Maggie Taylor
A World of Her Own, archival inkjet print, dimensions variable, 2018
Before Breakfast, archival inkjet print, dimensions variable, 2017
Dream Pool, archival inkjet print, dimensions variable, 2018
Later, archival inkjet print, dimensions variable, 2017
Ship of Fools, archival inkjet print, dimensions variable, 2018
Teetotum, archival inkjet print, dimensions variable, 2017
The Toast of Last Night, archival inkjet print, dimensions variable, 2018
Through the Looking-Glass, archival inkjet print, dimensions variable, 2017
Artist Statement
Since 1997, I have created all of my images with the use of computers, flatbed scanners, and small digital cameras. I see the scanner as a type of light-sensitive device that is not much different than a digital camera. My initial digital explorations actually led me to use the scanner in place of the digital camera because of cost and expediency. But in the long run, I have been visually enchanted by the strange, glowing images that I am able to capture with these scanned slices of time. In addition to incorporating small objects that appeared in my earlier photographs, I also have begun to include many 19th Century photographs. Scans of daguerreotypes and tintypes I find on the internet and in antiques shops have become my cast of characters and have helped to shape my sense of pictorial space.

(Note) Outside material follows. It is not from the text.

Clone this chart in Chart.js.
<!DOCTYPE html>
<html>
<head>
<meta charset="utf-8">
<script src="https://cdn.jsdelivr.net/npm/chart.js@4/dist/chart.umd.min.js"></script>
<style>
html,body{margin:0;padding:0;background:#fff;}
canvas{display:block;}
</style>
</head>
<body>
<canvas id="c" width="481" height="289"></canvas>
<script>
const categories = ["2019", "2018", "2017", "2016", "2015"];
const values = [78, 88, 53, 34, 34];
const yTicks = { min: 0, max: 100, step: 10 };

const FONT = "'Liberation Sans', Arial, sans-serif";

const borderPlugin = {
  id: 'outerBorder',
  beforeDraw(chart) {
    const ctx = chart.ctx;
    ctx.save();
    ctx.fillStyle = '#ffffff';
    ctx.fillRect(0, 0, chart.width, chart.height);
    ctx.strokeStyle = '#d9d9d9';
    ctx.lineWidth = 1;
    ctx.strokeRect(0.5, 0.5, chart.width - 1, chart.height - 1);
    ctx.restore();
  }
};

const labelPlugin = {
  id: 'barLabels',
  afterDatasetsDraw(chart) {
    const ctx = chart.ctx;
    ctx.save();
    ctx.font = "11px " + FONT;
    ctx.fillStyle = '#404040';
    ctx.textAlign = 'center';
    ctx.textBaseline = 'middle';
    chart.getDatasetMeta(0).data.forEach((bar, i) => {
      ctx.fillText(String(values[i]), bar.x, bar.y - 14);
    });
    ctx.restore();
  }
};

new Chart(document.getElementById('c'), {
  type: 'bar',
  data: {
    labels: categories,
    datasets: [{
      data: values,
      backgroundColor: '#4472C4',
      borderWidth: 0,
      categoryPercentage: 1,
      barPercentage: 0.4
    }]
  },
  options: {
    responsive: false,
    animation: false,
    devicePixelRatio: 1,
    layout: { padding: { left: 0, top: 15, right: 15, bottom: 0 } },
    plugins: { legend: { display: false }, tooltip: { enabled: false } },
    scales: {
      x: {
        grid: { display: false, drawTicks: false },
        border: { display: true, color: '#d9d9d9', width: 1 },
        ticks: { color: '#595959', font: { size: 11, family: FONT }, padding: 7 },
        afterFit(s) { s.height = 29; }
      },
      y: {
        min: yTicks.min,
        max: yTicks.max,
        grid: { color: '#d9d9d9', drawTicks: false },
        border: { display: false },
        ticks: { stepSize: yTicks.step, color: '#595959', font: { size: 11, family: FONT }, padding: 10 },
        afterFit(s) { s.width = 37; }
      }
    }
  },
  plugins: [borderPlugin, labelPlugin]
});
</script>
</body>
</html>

I usually begin working with either an old photograph or a small object that I find intriguing. After a simple scan and some retouching, I start to play with a variety of options for the image, hardly ever beginning with a well-defined idea of what I want the finished image to contain. Sometimes an object from one image does not fit, so I try it in another image and . . . voila! It helps me to work with a small group of three-to-four images around the same time. Keeping an open mind and retaining all the layers in the image, I can recombine and alter the content, color, and feel of an image over and over again until I am happy with it. Many times I use a small camera to quickly capture a cloud, a swath of grass, or a larger object. Running back inside to my computer, I can isolate the element and add it to my composition.

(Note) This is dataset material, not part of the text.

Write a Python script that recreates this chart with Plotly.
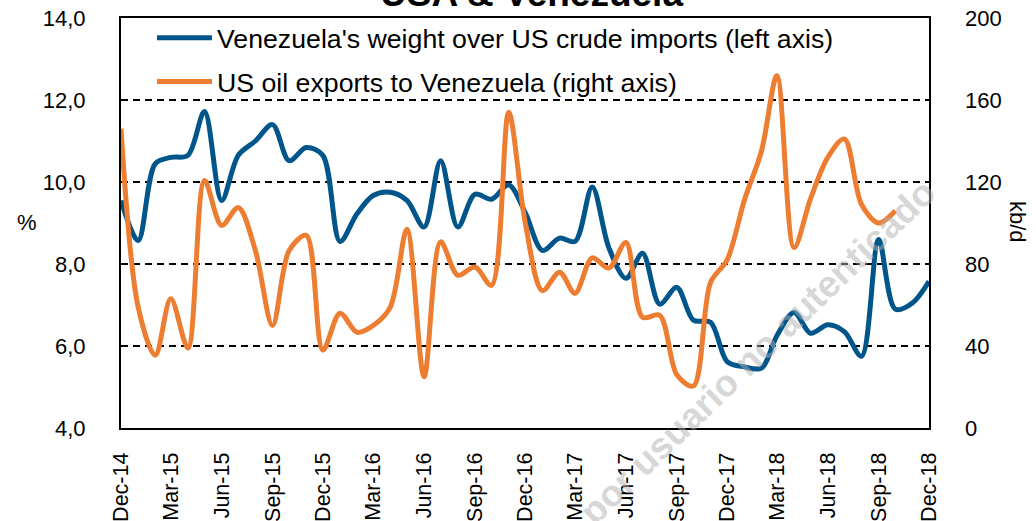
import pandas as pd
import plotly.graph_objects as go

# ---- data ----
months = pd.date_range("2014-12-01", "2018-12-01", freq="MS")

ven_weight_pct = [9.55, 8.57, 10.45, 10.6, 10.65, 11.72, 9.55, 10.65, 11.0, 11.4,
                  10.52, 10.84, 10.65, 8.55, 9.23, 9.67, 9.75, 9.55, 8.9, 10.52,
                  8.9, 9.7, 9.58, 9.93, 9.25, 8.33, 8.63, 8.55, 9.88, 8.4,
                  7.65, 8.26, 7.02, 7.43, 6.63, 6.58, 5.62, 5.49, 5.46, 6.25,
                  6.82, 6.31, 6.52, 6.35, 5.75, 8.6, 6.9, 7.05, 7.58]

us_exports_kbd = [146, 59, 35.5, 63, 39, 120.7, 98.8, 107.6, 86.6, 50,
                  86.6, 94, 38, 56, 46.7, 50, 59, 97, 25, 90.8,
                  74.5, 78.5, 69.6, 154, 100, 67, 76, 65.7, 83, 78,
                  90.5, 54, 55, 26, 20.5, 71, 82, 111, 135, 171.8,
                  88, 112, 132, 141, 109, 100, 106]

series_names = ["Venezuela's weight over US crude imports (left axis)",
                "US oil exports to Venezuela (right axis)"]
left_ticks = [4, 6, 8, 10, 12, 14]
right_ticks = [0, 40, 80, 120, 160, 200]

FONT = "Liberation Sans, Arial, sans-serif"
BLUE = "#00558B"
ORANGE = "#ED7D31"

fig = go.Figure()
fig.add_trace(go.Scatter(
    x=months, y=ven_weight_pct, name=series_names[0], mode="lines",
    line=dict(color=BLUE, width=5, shape="spline", smoothing=0.9),
    legendgroup="a", yaxis="y"))
fig.add_trace(go.Scatter(
    x=months[:len(us_exports_kbd)], y=us_exports_kbd, name=series_names[1], mode="lines",
    line=dict(color=ORANGE, width=5, shape="spline", smoothing=0.9),
    legendgroup="b", yaxis="y2"))

W, H = 1036, 521
PL, PR, PT, PB = 121, 929, 18, 428          # plot box in page pixels
L, T, R, B = PL, PT, W - PR, H - PB
pw, ph = PR - PL, PB - PT


def px(x):
    return (x - PL) / pw


def py(y):
    return 1 - (y - PT) / ph


fig.update_layout(
    width=W, height=H,
    margin=dict(l=L, r=R, t=T, b=B, pad=0, autoexpand=False),
    paper_bgcolor="white", plot_bgcolor="white",
    separators=", ",
    font=dict(family=FONT, size=22, color="black"),
    showlegend=True,
    legend=dict(x=px(152), y=py(14), xanchor="left", yanchor="top",
                bgcolor="rgba(0,0,0,0)", borderwidth=0,
                font=dict(family=FONT, size=26.7, color="black"),
                tracegroupgap=6, traceorder="grouped", itemwidth=55),
    xaxis=dict(type="date", range=[months[0], months[-1]],
               tick0="2014-12-01", dtick="M3", tickformat="%b-%y",
               tickangle=-90, showgrid=False, ticks="", automargin=False,
               showline=True, linecolor="black", linewidth=2, mirror=True,
               ticklabelstandoff=14, ticklabeloverflow="allow", tickfont=dict(size=21.5)),
    yaxis=dict(range=[4, 14], tickvals=left_ticks, tickformat=".1f", automargin=False,
               showgrid=True, gridcolor="black", gridwidth=1.5, griddash="7px,5px",
               showline=True, linecolor="black", linewidth=2, mirror=True,
               ticks="", ticklabelstandoff=29, ticklabeloverflow="allow",
               zeroline=False, tickfont=dict(size=22)),
    yaxis2=dict(range=[0, 200], tickvals=right_ticks, overlaying="y", side="right",
                showgrid=False, showline=False, ticks="", zeroline=False, automargin=False,
                ticklabelstandoff=35, ticklabeloverflow="allow", tickfont=dict(size=22)),
)

# axis unit labels
fig.add_annotation(text="%", xref="paper", yref="paper", x=px(27), y=py(222),
                   xanchor="center", yanchor="middle",
                   showarrow=False, font=dict(size=22, family=FONT))
fig.add_annotation(text="kb/d", xref="paper", yref="paper", x=px(1018), y=py(222),
                   xanchor="center", yanchor="middle",
                   textangle=90, showarrow=False, font=dict(size=22, family=FONT))
# title (mostly cut off at the top of the picture, as in the reference)
fig.add_annotation(text="<b>USA & Venezuela</b>", xref="paper", yref="paper",
                   x=px(531), y=py(16), xanchor="center", yanchor="bottom",
                   showarrow=False, font=dict(size=37, family=FONT))
# watermark
fig.add_annotation(text="<b>por usuario no autenticado</b>", xref="paper", yref="paper",
                   x=px(757), y=py(352), xanchor="center", yanchor="middle",
                   textangle=-44, showarrow=False,
                   font=dict(size=37, family=FONT, color="rgba(175,175,175,0.5)"))

fig.write_html("out.html", config={"displayModeBar": False},
               post_script="document.body.style.margin='0';")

I make all of my own inkjet prints in my studio. Viewing the image on the screen, with all of its color and vibrancy, is very seductive. Then comes the task of trying to get the print to match as closely as possible. After a few weeks (well, sometimes a month or two), I make a test print of the image on my Epson inkjet printer. This print usually looks terrible and requires more work, both on color and content. I go through quite a lot of paper-making final adjustments, moving a hand here or there, adding a string or a shadow, changing the contrast of a cloud, and so on.
About the Artist
Maggie Taylor lives amid the Spanish moss and live oaks at the edge of a small swamp on the outskirts of Gainesville, Florida. She was born in Cleveland, Ohio, in 1961, and moved to Florida at the age of 11. She spent her childhood watching countless hours of situation comedies and science fiction on television; later, she received a philosophy degree from Yale University and, a little later, a master’s degree in photography from the University of Florida.

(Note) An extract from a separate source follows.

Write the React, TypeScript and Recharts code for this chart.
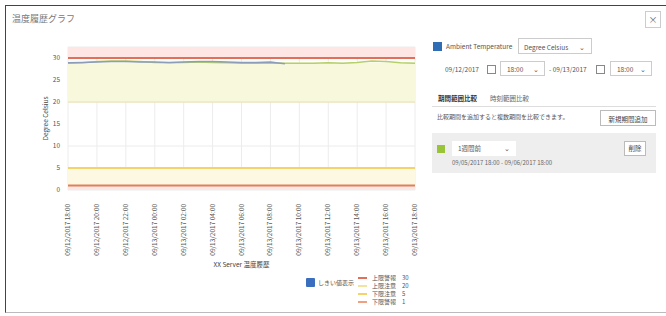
import { LineChart, Line, XAxis, YAxis, CartesianGrid, ReferenceArea, ReferenceLine } from 'recharts';

const hours = [0, 1, 2, 3, 4, 5, 6, 7, 8, 9, 10, 11, 12, 13, 14, 15, 16, 17, 18, 19, 20, 21, 22, 23, 24];
const currentTemps = [28.9, 29.0, 29.1, 29.2, 29.2, 29.1, 29.1, 29.0, 29.1, 29.2, 29.2, 29.1, 29.0, 29.0, 29.1, 28.7];
const compareTemps = [28.8, 28.9, 29.2, 29.3, 29.3, 29.2, 29.0, 28.9, 29.0, 29.1, 29.0, 28.9, 28.8, 28.8, 28.8, 28.8, 28.8, 28.8, 28.9, 28.8, 29.0, 29.3, 29.2, 28.9, 28.8];
const xTicks = [0, 2, 4, 6, 8, 10, 12, 14, 16, 18, 20, 22, 24];
const xLabels = [
  '09/12/2017 18:00', '09/12/2017 20:00', '09/12/2017 22:00', '09/13/2017 00:00',
  '09/13/2017 02:00', '09/13/2017 04:00', '09/13/2017 06:00', '09/13/2017 08:00',
  '09/13/2017 10:00', '09/13/2017 12:00', '09/13/2017 14:00', '09/13/2017 16:00',
  '09/13/2017 18:00',
];
const yTicks = [0, 5, 10, 15, 20, 25, 30];
const thresholdNames = ['上限警報', '上限注意', '下限注意', '下限警報'];
const thresholdValues = [30, 20, 5, 1];

const data = hours.map((h, i) => ({ h, current: currentTemps[i], compare: compareTemps[i] }));

const font = '"Noto Sans CJK JP", "Noto Sans", sans-serif';

const XTick = (props: any) => {
  const { x, y, payload } = props;
  const idx = xTicks.indexOf(payload.value);
  return (
    <g transform={`translate(${x},${y})`}>
      <text transform="rotate(-90)" x={-6} y={2} textAnchor="end" fontSize={6.5} fill="#555" fontFamily={font}>
        {xLabels[idx]}
      </text>
    </g>
  );
};

const legendColors = ['#e0705a', '#f0e4a0', '#f3d36a', '#f0a080'];

export default function App() {
  return (
    <div style={{ position: 'absolute', left: 0, top: 0, width: 666, height: 316, background: '#fff', fontFamily: font, overflow: 'hidden' }}>
      <div style={{ position: 'absolute', left: 5, top: 5, width: 670, height: 306, borderLeft: '1px solid #444', borderTop: '1px solid #444', borderBottom: '1px solid #bbb' }} />
      <div style={{ position: 'absolute', left: 12, top: 12, fontSize: 9, color: '#777' }}>温度履歴グラフ</div>
      <div style={{ position: 'absolute', left: 645, top: 11, width: 14, height: 15, border: '1px solid #ccc', fontSize: 9, color: '#666', textAlign: 'center', lineHeight: '15px' }}>×</div>

      <div style={{ position: 'absolute', left: 10, top: 40 }}>
        <LineChart width={410} height={235} data={data} margin={{ top: 7, right: 5, left: 0, bottom: 0 }}>
          <ReferenceArea y1={30} y2={32.5} fill="#fde6e4" fillOpacity={1} stroke="none" />
          <ReferenceArea y1={20} y2={29} fill="#f8f8dc" fillOpacity={1} stroke="none" />
          <ReferenceArea y1={1} y2={5} fill="#fcf8e2" fillOpacity={1} stroke="none" />
          <ReferenceArea y1={0} y2={1} fill="#fde6e4" fillOpacity={1} stroke="none" />
          <CartesianGrid stroke="#ececec" />
          <ReferenceLine y={thresholdValues[0]} stroke="#e0705a" strokeWidth={2} />
          <ReferenceLine y={thresholdValues[1]} stroke="#ece0a8" strokeWidth={1} />
          <ReferenceLine y={thresholdValues[2]} stroke="#f3d36a" strokeWidth={2} />
          <ReferenceLine y={thresholdValues[3]} stroke="#e0805a" strokeWidth={2} />
          <XAxis
            type="number"
            dataKey="h"
            domain={[0, 24]}
            ticks={xTicks}
            interval={0}
            tick={<XTick />}
            tickLine={false}
            axisLine={false}
            height={85}
            label={{ value: 'XX Server 温度履歴', position: 'insideBottom', offset: 8, fontSize: 6.5, fill: '#444', fontFamily: font }}
          />
          <YAxis
            domain={[0, 32.5]}
            ticks={yTicks}
            width={58}
            tickLine={false}
            axisLine={false}
            tick={{ fontSize: 6.5, fill: '#555', fontFamily: font }}
            label={{ value: 'Degree Celsius', angle: -90, position: 'insideLeft', offset: 36, fontSize: 6.5, fill: '#444', fontFamily: font, style: { textAnchor: 'middle' } }}
          />
          <Line type="linear" dataKey="compare" stroke="#b5cf6a" strokeWidth={1.5} dot={false} isAnimationActive={false} />
          <Line type="linear" dataKey="current" stroke="#8d9cb8" strokeWidth={1.5} dot={false} isAnimationActive={false} />
        </LineChart>
      </div>

      {/* legend */}
      <div style={{ position: 'absolute', left: 306, top: 278, width: 9, height: 9, background: '#3a6fc0', borderRadius: 1 }} />
      <div style={{ position: 'absolute', left: 318, top: 278, fontSize: 6, lineHeight: '9px', color: '#555' }}>しきい値表示</div>
      {thresholdNames.map((name, i) => (
        <div key={name} style={{ position: 'absolute', left: 358, top: 274 + i * 8, height: 8, fontSize: 6, color: '#555', display: 'flex', alignItems: 'center', lineHeight: '8px', whiteSpace: 'nowrap' }}>
          <span style={{ display: 'inline-block', width: 9, height: 1.5, background: legendColors[i], marginRight: 5 }} />
          <span style={{ display: 'inline-block', width: 30 }}>{name}</span>
          <span>{thresholdValues[i]}</span>
        </div>
      ))}

      {/* right panel */}
      <div style={{ position: 'absolute', left: 433, top: 42, width: 9, height: 9, background: '#2f6db5' }} />
      <div style={{ position: 'absolute', left: 446, top: 41, fontSize: 6.5, color: '#555' }}>Ambient Temperature</div>
      <div style={{ position: 'absolute', left: 518, top: 38, width: 74, height: 16, border: '1px solid #ccc', fontSize: 6.5, color: '#555', lineHeight: '16px', paddingLeft: 5, boxSizing: 'border-box' }}>
        Degree Celsius<span style={{ position: 'absolute', right: 6 }}>⌄</span>
      </div>

      <div style={{ position: 'absolute', left: 445, top: 64, fontSize: 6.5, color: '#555' }}>09/12/2017</div>
      <div style={{ position: 'absolute', left: 487, top: 65, width: 7, height: 7, border: '1px solid #888' }} />
      <div style={{ position: 'absolute', left: 500, top: 61, width: 45, height: 15, border: '1px solid #ccc', fontSize: 6.5, color: '#555', lineHeight: '15px', paddingLeft: 6, boxSizing: 'border-box' }}>
        18:00<span style={{ position: 'absolute', right: 5 }}>⌄</span>
      </div>
      <div style={{ position: 'absolute', left: 549, top: 64, fontSize: 6.5, color: '#555' }}>- 09/13/2017</div>
      <div style={{ position: 'absolute', left: 596, top: 65, width: 7, height: 7, border: '1px solid #888' }} />
      <div style={{ position: 'absolute', left: 610, top: 61, width: 42, height: 15, border: '1px solid #ccc', fontSize: 6.5, color: '#555', lineHeight: '15px', paddingLeft: 6, boxSizing: 'border-box' }}>
        18:00<span style={{ position: 'absolute', right: 5 }}>⌄</span>
      </div>

      <div style={{ position: 'absolute', left: 438, top: 93, fontSize: 6.5, color: '#333', fontWeight: 700 }}>期間範囲比較</div>
      <div style={{ position: 'absolute', left: 490, top: 93, fontSize: 6.5, color: '#666' }}>時刻範囲比較</div>
      <div style={{ position: 'absolute', left: 432, top: 106, width: 224, height: 1, background: '#ddd' }} />
      <div style={{ position: 'absolute', left: 437, top: 112, fontSize: 6, color: '#555' }}>比較期間を追加すると複数期間を比較できます。</div>
      <div style={{ position: 'absolute', left: 600, top: 110, width: 56, height: 16, border: '1px solid #bbb', fontSize: 6.5, color: '#444', lineHeight: '16px', textAlign: 'center', boxSizing: 'border-box' }}>新規期間追加</div>

      <div style={{ position: 'absolute', left: 432, top: 133, width: 224, height: 40, background: '#eeeeee' }} />
      <div style={{ position: 'absolute', left: 437, top: 145, width: 8, height: 8, background: '#99c43a' }} />
      <div style={{ position: 'absolute', left: 452, top: 141, width: 64, height: 15, background: '#fff', fontSize: 6.5, color: '#555', lineHeight: '15px', paddingLeft: 6, boxSizing: 'border-box' }}>
        1週間前<span style={{ position: 'absolute', right: 6 }}>⌄</span>
      </div>
      <div style={{ position: 'absolute', left: 624, top: 141, width: 22, height: 15, background: '#fff', border: '1px solid #bbb', fontSize: 6.5, color: '#444', lineHeight: '13px', textAlign: 'center', boxSizing: 'border-box' }}>削除</div>
      <div style={{ position: 'absolute', left: 452, top: 158, fontSize: 6, color: '#666' }}>09/05/2017 18:00 - 09/06/2017 18:00</div>
    </div>
  );
}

Maggie Taylor has exhibited her digital composites widely, in solo and two-person shows as well as group exhibitions at galleries and museums across the United States and abroad. In 2018, she exhibited at Littlejohn Contemporary, New York, New York; Bennett Galleries, Knoxville, Tennessee; Catherine Couturier Gallery, Houston, Texas; and Blanca Berlin Galeria, Madrid, Spain.
Among the many museums that have collected Maggie Taylor’s work are The Center for Creative Photography, Tucson, Arizona; The George Eastman House, Rochester, New York; Harn Museum of Art, Gainesville, Florida; Harry Ransom Center at the University of Texas at Austin; The High Museum, Atlanta, Georgia; Museum of Fine Arts, Houston, Texas; Ogden Museum of Southern Art, New Orleans, Louisiana; The Art Museum, Princeton University, Princeton, New Jersey; The Cleveland Museum of Art, Cleveland, Ohio; The Fogg Art Museum, Harvard University, Cambridge, Massachusetts; The Nelson-Atkins Museum of Art, Kansas City, Missouri; and The Santa Barbara Museum of Art, Santa Barbara, California.
A two-time finalist for the New Orleans Photo Alliance’s Clarence John Laughlin Award, Maggie Taylor won the 2004 Santa Fe Center for Photography Project Competition. She also has received a State of Florida Individual Artist’s Grant and a grant from The Ultimate Eye Foundation.
Maggie Taylor’ work is featured in Maggie Taylor’s Landscape of Dreams (Adobe Photoshop Master Class Series), Peachpit Press, Berkeley, 2005; Solutions Beginning with A, Modernbook Editions, Palo Alto, 2007; Alice’s Adventures in Wonderland by Lewis Carroll, Modernbook Editions, 2008; Album, Edizioni Siz, Verona, Italy, 2009; No Ordinary Days, University Press of Florida, 2013; and Through the Looking-Glass, Moth House Press, Gainesville, Florida, 2018.